Ighil n'Ogho History: Ighil n’Ogho was the central mellah in the Talouine region (Zagmouzen tribe) in southern Morocco, dating back to the sixteenth century, possibly even earlier.1 It is estimated to have had around 350 inhabitants during the twentieth century, due to a 1936 census indicating 240 Jews living in the region, as well as the findings in this cemetery that is 1.2 miles away from the mellah (an established Jewish quarter, named after the salt marsh area in Fez where the first mellah was created2) (see here).3 The Jews of Ighil n’Ogho held an array of occupations from jewelers to blacksmiths and cobblers to saddlers. The main languages they spoke were Judeo-Arabic and Berber. The centuries-old Jewish community fragmented, as the majority of the Jews migrated to Israel in 1963.4

Video Tour: This tour begins at the oldest end of the cemetery, where what seems to have once been a small ritual room now shows evidence of local Amazigh (Berber) women’s ablutions; the women wash themselves inside in the superstitious hope of getting pregnant. Note the clothing, water-jugs, and even plastic soap bottles scattered throughout the cemetery.

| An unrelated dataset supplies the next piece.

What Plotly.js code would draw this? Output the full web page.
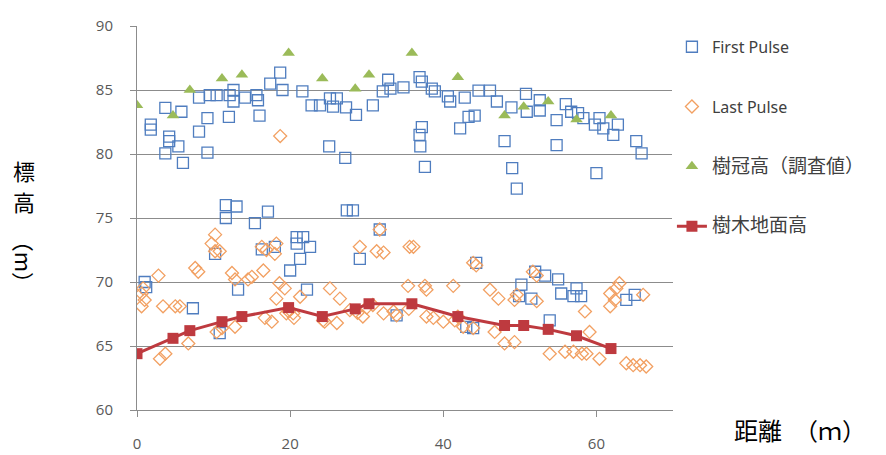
<!DOCTYPE html>
<html>
<head>
<meta charset="utf-8">
<script src="https://cdn.plot.ly/plotly-3.0.1.min.js"></script>
<style>html,body{margin:0;padding:0;background:#fff;}#chart{width:886px;height:455px;}</style>
</head>
<body>
<div id="chart"></div>
<script>
// First Pulse points
const firstX = [1.2,1.0,1.8,1.8,3.7,4.2,4.2,3.7,5.4,5.8,6.0,8.1,8.1,9.2,9.2,9.5,10.4,12.1,12.6,12.0,12.6,14.1,15.6,15.8,16.0,17.4,18.7,19.0,21.6,22.8,23.9,25.2,26.1,25.6,27.3,28.6,30.8,25.1,27.2,32.1,32.8,33.1,34.8,36.9,37.2,38.5,38.9,40.6,40.9,42.8,44.6,46.1,47.0,42.2,43.3,44.1,37.2,36.9,37.0,37.6,48.9,50.8,50.9,52.6,52.6,48.0,49.0,49.6,54.8,54.8,56.0,56.7,57.6,58.3,59.8,60.4,60.9,62.2,62.8,60.0,65.2,65.9,
  11.6,13.0,11.6,17.1,15.4,27.4,28.2,10.2,16.3,18.0,20.85,21.7,20.85,22.6,21.3,20.0,29.1,7.3,13.2,22.2,10.8,31.7,44.3,52.0,53.3,55.0,50.2,49.9,51.5,55.4,57.4,58.0,57.0,63.9,65.0,53.9,43.0,43.9,33.9];
const firstY = [69.6,70.0,82.3,81.9,83.6,81.35,81.0,80.05,80.6,83.3,79.3,84.4,81.75,82.8,80.1,84.6,84.6,84.6,85.0,82.9,84.1,84.4,84.6,84.2,83.0,85.5,86.35,85.0,84.9,83.8,83.8,84.35,84.35,83.7,83.65,83.05,83.8,80.6,79.7,84.9,85.8,85.1,85.2,86.0,85.65,85.1,84.9,84.5,84.1,84.4,84.95,84.95,84.1,82.0,82.9,83.0,82.1,81.5,80.6,79.0,83.65,84.7,83.3,84.2,83.4,81.0,78.9,77.3,82.65,80.7,83.9,83.3,83.2,82.8,82.3,82.8,82.0,81.5,82.3,78.5,81.0,80.05,
  76.0,75.9,75.0,75.5,74.6,75.6,75.6,72.2,72.55,72.75,73.5,73.5,73.0,72.75,71.8,70.9,71.8,67.95,69.4,69.4,66.0,74.1,71.5,70.8,70.5,70.2,69.8,68.9,68.7,69.1,69.5,68.9,68.9,68.6,69.0,67.0,66.5,66.4,67.4];

// Last Pulse points
const lastX = [0.6,0.8,1.0,0.6,2.8,3.4,5.0,5.6,7.6,8.0,10.2,9.75,10.2,10.8,12.4,12.8,14.5,15.0,16.5,16.3,16.9,18.2,18.0,18.6,19.3,21.3,18.2,16.7,17.6,19.5,20.4,25.2,26.5,27.8,29.5,24.3,26.1,29.1,31.3,3.0,3.7,6.7,10.4,11.1,12.8,18.7,
  31.7,32.2,35.6,36.1,35.4,37.6,37.8,41.3,43.9,44.3,46.1,47.2,49.6,49.3,51.7,52.2,52.2,58.5,59.1,63.0,62.6,61.8,62.4,61.8,66.1,32.2,33.5,33.9,37.8,38.7,40.0,41.9,42.6,43.9,46.7,48.0,49.3,53.9,55.9,57.0,58.1,58.7,60.4,63.9,64.8,65.7,66.5,
  19.8,20.5,24.5,28.8,30.0,35.5,41.5,30.8];
const lastY = [69.1,69.5,68.6,68.1,70.5,68.1,68.1,68.1,71.1,70.8,73.7,73.0,72.4,72.4,70.7,70.2,70.2,70.4,70.9,72.75,72.5,73.0,72.2,69.9,69.5,68.85,68.7,67.2,66.9,67.55,67.55,69.5,68.7,67.8,67.3,67.0,66.8,72.75,72.4,64.0,64.4,65.2,66.1,66.4,66.5,81.4,
  74.1,72.3,72.75,72.75,69.7,69.7,69.4,69.7,71.5,71.3,69.4,68.7,69.0,68.6,70.8,70.5,68.5,67.7,66.1,69.9,69.5,69.1,68.6,68.1,69.0,67.55,67.7,67.4,67.3,67.2,66.9,67.3,66.5,66.4,66.1,65.2,65.3,64.4,64.55,64.55,64.4,64.4,64.0,63.65,63.5,63.5,63.4,
  67.7,67.2,66.9,67.6,68.0,67.9,67.0,68.2];

// Survey positions (trees)
const treeX = [0,4.7,6.9,11.1,13.7,19.8,24.2,28.5,30.3,35.9,41.9,48.0,50.5,53.7,57.4,61.9];
// 樹冠高（調査値）
const crownY = [83.8,83.0,85.0,85.9,86.2,87.9,85.9,85.1,86.2,87.9,86.0,83.0,83.7,84.1,82.7,83.0];
// 樹木地面高
const groundY = [64.4,65.6,66.2,66.9,67.3,68.0,67.3,67.9,68.3,68.3,67.3,66.6,66.6,66.3,65.8,64.8];

const xTicks = [0,20,40,60];
const yTicks = [60,65,70,75,80,85,90];

const legFont = {family:'Noto Sans, Noto Sans CJK JP, sans-serif', size:16, color:'#404040'};
const cjk = s => '<span style="font-size:19px">' + s + '</span>';

const traces = [
  {x:firstX, y:firstY, name:'First Pulse', type:'scatter', mode:'markers', legendgroup:'a',
   marker:{symbol:'square-open', size:11, color:'#4F7DBF', line:{width:1.3}}},
  {x:lastX, y:lastY, name:'Last Pulse', type:'scatter', mode:'markers', legendgroup:'b',
   marker:{symbol:'diamond-open', size:10, color:'#F2A062', line:{width:1.3}}},
  {x:treeX, y:crownY, name:cjk('樹冠高（調査値）'), type:'scatter', mode:'markers', legendgroup:'c',
   marker:{symbol:'triangle-up', size:11, color:'#9BBB59'}},
  {x:treeX, y:groundY, name:cjk('樹木地面高'), type:'scatter', mode:'lines+markers', legendgroup:'d',
   line:{color:'#BE3A3F', width:3}, marker:{symbol:'square', size:11, color:'#BE3A3F'}}
];

const titleFont = {family:'Noto Sans CJK JP, sans-serif', size:22, color:'#000'};

const layout = {
  width:886, height:455,
  margin:{l:137, r:213, t:26, b:45},
  paper_bgcolor:'#fff', plot_bgcolor:'#fff',
  showlegend:true,
  legend:{x:0.998, y:0.99, xanchor:'left', yanchor:'top', traceorder:'grouped', tracegroupgap:36, font:legFont, itemwidth:30},
  xaxis:{range:[0,70], tickvals:xTicks, ticktext:xTicks.map(String), showgrid:false, zeroline:false,
    showline:true, linecolor:'#8c8c8c', linewidth:1, ticks:'outside', ticklen:6, tickcolor:'#8c8c8c',
    ticklabelstandoff:14, tickfont:{family:'Open Sans, sans-serif', size:15, color:'#595959'}},
  yaxis:{range:[60,90], tickvals:yTicks, ticktext:yTicks.map(String), showgrid:true, gridcolor:'#8c8c8c', gridwidth:1,
    zeroline:false, showline:true, linecolor:'#8c8c8c', linewidth:1, ticks:'outside', ticklen:6, tickcolor:'#8c8c8c',
    ticklabelstandoff:14, tickfont:{family:'Open Sans, sans-serif', size:15, color:'#595959'}},
  annotations:[
    {text:'標', xref:'paper', yref:'paper', x:-0.21, y:0.625, xanchor:'center', yanchor:'middle', showarrow:false, font:titleFont},
    {text:'高', xref:'paper', yref:'paper', x:-0.21, y:0.545, xanchor:'center', yanchor:'middle', showarrow:false, font:titleFont},
    {text:'（m）', xref:'paper', yref:'paper', x:-0.21, y:0.385, xanchor:'center', yanchor:'middle', showarrow:false, textangle:90, font:titleFont},
    {text:'距離　（ｍ）', xref:'paper', yref:'paper', x:1.11, y:-0.05, xanchor:'left', yanchor:'middle', showarrow:false,
     font:{family:'Noto Sans CJK JP, sans-serif', size:24, color:'#000'}}
  ]
};

Plotly.newPlot('chart', traces, layout, {displayModeBar:false, staticPlot:true});
</script>
</body>
</html>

Ighil n'Ogho - Abandoned Jewish Cemetery in Morocco

Moving beyond this ritual “room,” what appear to be random rocks are actually grouped into clumps marking centuries-old graves. Smaller clumps may indicate the graves of children. Newer and better preserved graves — made of concrete — become visible as the tour heads toward the main road leading into the village.